=== WHAT YOU SHOULD DO ===
Show all lines of the listing that hold the word "picture".

--- DATA SECTION ---

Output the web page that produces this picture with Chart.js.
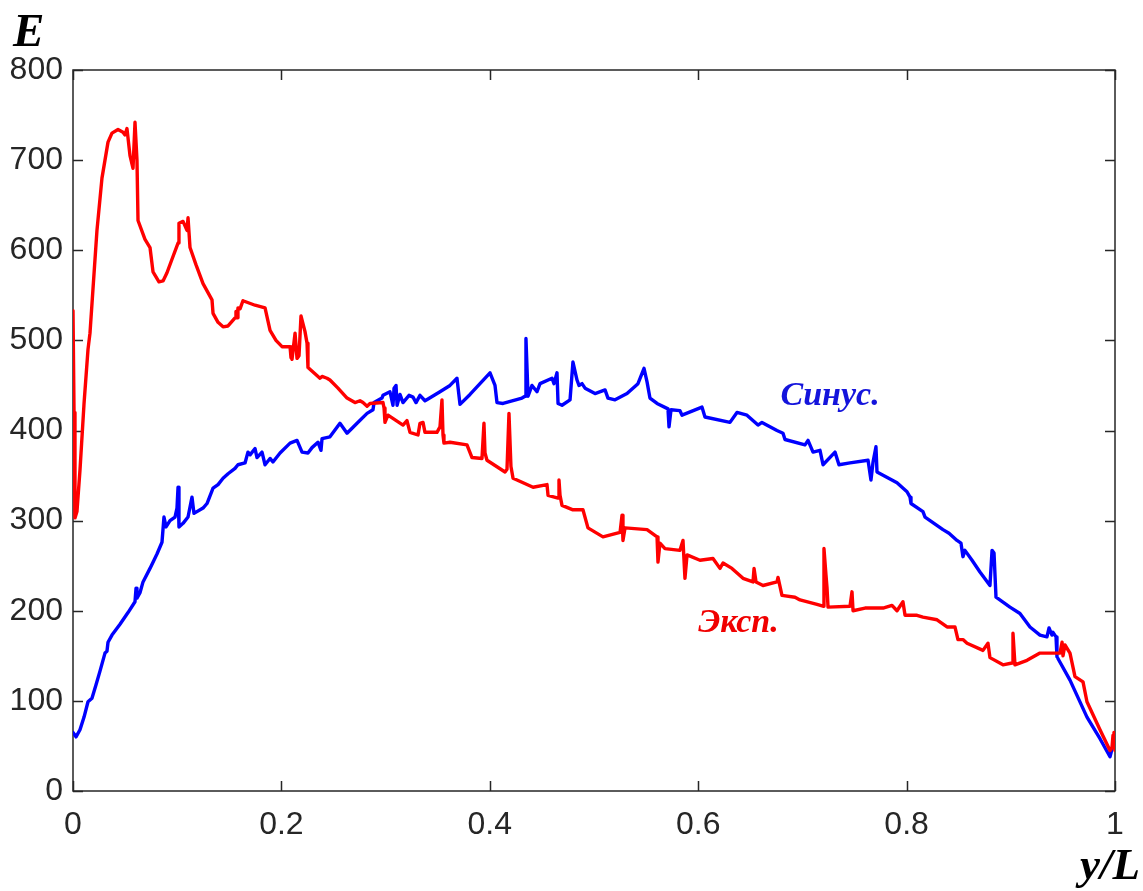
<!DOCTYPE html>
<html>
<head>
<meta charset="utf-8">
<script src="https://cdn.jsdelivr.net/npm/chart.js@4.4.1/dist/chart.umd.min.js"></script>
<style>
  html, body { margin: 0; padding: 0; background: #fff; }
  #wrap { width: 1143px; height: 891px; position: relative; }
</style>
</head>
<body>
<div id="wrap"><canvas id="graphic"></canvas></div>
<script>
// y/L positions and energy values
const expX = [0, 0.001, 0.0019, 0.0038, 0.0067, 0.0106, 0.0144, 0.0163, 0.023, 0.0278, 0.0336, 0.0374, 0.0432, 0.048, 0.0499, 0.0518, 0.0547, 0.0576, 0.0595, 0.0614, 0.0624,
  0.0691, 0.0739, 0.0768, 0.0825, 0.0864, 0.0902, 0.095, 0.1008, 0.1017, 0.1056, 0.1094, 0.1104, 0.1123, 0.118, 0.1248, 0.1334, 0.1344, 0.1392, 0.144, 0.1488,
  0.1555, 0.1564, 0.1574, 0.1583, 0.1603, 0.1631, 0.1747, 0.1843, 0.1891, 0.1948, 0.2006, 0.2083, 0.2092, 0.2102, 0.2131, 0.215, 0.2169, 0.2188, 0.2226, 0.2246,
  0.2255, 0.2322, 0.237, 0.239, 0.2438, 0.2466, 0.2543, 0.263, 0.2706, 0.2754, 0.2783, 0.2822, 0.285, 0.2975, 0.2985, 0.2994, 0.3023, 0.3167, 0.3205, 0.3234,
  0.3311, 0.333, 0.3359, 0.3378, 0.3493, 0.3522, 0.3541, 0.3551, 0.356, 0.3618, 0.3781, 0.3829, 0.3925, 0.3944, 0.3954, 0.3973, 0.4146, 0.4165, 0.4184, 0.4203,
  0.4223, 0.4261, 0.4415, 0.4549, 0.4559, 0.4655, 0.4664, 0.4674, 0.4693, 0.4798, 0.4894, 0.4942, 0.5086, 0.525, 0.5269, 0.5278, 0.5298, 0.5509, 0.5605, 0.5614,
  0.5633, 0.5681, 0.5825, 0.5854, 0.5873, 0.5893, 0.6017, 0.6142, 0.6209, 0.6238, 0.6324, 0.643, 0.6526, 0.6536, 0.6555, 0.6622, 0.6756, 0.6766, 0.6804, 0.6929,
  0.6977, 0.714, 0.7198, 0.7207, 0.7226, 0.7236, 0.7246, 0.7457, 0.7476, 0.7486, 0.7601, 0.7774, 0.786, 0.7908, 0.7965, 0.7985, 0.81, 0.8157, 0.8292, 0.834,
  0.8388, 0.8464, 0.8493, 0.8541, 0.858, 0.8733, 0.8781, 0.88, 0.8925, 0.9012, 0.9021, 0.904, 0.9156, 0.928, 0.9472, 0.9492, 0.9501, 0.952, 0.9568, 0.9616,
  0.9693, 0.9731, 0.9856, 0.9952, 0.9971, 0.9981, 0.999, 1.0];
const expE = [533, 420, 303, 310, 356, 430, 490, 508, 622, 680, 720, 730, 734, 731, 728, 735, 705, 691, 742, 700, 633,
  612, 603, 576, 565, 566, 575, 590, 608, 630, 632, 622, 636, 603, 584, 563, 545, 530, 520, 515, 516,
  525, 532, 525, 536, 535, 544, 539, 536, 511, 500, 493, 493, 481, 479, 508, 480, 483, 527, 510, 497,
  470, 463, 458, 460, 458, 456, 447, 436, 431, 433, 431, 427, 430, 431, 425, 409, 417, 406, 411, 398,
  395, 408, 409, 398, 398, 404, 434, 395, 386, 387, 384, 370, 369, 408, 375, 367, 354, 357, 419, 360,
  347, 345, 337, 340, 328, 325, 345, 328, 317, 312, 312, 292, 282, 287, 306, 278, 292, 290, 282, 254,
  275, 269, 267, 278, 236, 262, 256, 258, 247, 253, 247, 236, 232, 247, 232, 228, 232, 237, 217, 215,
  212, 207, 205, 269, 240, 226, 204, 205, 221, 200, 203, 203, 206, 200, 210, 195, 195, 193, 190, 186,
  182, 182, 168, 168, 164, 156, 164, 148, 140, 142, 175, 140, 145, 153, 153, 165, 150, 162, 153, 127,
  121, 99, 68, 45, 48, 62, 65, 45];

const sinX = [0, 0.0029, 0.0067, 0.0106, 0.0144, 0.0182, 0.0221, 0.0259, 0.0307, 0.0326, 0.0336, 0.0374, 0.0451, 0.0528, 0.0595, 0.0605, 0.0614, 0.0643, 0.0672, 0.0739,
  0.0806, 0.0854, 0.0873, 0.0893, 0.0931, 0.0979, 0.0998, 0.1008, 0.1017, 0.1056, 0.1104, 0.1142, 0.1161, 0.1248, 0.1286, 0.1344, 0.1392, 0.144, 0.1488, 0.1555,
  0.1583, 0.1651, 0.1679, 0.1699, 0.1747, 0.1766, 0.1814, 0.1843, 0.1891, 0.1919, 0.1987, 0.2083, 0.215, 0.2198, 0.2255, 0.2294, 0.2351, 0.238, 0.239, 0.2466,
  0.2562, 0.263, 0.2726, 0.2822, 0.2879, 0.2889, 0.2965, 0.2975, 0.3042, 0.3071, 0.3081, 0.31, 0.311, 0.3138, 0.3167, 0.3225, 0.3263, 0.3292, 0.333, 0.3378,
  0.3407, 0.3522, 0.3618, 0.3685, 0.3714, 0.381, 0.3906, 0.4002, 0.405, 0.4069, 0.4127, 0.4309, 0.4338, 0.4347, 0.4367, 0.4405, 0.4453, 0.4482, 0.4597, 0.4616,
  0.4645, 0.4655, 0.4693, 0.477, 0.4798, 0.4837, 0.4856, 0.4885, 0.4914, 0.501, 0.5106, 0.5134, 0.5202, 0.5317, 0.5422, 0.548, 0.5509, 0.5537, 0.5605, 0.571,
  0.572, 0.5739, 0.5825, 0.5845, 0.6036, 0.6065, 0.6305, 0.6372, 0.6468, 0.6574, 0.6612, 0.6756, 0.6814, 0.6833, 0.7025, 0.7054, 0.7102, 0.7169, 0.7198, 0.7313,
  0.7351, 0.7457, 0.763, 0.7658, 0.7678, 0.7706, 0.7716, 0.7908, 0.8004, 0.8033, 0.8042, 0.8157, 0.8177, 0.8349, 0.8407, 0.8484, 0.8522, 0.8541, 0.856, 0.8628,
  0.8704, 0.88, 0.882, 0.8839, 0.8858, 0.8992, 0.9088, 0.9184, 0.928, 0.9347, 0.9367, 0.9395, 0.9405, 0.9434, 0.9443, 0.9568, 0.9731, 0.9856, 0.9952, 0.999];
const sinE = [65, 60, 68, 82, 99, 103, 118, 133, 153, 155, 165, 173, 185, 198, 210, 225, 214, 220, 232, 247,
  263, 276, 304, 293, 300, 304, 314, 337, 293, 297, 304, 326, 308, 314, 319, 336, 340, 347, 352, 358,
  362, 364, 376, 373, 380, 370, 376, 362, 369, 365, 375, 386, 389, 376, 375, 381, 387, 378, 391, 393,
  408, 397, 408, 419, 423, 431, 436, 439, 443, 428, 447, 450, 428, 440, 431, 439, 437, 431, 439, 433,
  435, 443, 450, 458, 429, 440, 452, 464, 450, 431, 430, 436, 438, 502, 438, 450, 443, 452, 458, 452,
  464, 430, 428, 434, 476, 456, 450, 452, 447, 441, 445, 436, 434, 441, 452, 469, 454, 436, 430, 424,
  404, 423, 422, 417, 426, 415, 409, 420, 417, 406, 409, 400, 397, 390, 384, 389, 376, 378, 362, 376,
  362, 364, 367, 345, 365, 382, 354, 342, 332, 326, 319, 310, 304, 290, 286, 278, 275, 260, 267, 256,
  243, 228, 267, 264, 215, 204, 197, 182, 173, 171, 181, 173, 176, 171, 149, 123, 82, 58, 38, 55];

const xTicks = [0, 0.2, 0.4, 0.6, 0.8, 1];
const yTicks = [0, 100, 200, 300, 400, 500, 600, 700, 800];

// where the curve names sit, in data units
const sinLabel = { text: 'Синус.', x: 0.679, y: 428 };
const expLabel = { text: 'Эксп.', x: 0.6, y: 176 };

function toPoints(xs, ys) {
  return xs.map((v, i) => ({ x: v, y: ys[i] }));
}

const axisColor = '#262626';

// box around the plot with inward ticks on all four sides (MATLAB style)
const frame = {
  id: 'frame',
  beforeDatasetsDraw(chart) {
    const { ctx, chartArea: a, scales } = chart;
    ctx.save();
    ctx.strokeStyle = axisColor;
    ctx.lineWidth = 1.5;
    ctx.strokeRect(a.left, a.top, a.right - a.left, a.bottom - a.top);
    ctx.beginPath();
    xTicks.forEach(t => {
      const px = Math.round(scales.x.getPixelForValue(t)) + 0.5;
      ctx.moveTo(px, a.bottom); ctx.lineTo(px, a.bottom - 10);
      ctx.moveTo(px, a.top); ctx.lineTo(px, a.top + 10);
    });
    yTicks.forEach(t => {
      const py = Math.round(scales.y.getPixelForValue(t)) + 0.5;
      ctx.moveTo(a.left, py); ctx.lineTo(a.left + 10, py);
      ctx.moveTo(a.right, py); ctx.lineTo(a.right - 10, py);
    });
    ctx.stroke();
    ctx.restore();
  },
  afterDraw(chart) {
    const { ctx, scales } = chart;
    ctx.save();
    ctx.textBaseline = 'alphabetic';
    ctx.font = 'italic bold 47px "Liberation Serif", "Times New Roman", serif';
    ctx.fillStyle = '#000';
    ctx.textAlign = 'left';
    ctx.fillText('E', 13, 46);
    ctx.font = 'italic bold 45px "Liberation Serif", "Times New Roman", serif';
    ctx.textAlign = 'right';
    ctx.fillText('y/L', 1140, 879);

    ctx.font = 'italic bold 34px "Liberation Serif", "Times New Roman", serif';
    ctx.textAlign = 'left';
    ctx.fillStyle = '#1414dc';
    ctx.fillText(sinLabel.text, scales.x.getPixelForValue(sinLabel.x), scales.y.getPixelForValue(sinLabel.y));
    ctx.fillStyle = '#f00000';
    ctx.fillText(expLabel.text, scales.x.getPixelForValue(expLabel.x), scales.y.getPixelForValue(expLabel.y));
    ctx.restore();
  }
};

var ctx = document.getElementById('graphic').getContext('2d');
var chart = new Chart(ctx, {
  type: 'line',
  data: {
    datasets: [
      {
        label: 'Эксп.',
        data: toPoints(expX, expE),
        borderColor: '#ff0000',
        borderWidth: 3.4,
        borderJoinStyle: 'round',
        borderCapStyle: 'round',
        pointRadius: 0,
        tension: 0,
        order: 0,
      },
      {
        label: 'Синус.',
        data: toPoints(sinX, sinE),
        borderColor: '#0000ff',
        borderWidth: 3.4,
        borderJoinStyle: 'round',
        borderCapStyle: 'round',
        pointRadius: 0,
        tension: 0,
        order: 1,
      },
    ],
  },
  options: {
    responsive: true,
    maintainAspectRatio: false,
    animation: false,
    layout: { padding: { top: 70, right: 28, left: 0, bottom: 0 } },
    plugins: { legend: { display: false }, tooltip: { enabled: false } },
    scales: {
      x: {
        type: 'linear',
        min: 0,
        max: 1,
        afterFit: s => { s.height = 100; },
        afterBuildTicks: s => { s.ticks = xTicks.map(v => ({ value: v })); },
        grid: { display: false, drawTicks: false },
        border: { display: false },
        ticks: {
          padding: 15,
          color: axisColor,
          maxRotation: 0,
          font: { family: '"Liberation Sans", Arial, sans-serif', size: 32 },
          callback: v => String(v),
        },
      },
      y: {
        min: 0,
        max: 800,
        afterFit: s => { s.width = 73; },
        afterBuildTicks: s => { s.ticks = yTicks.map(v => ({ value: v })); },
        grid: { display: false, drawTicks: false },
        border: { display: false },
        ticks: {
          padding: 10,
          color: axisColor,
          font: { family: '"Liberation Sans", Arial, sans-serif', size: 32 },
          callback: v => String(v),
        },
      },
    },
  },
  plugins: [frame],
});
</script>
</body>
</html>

---

=== RESULT OF THE EXERCISE ===
Output the web page that produces this picture with Chart.js.

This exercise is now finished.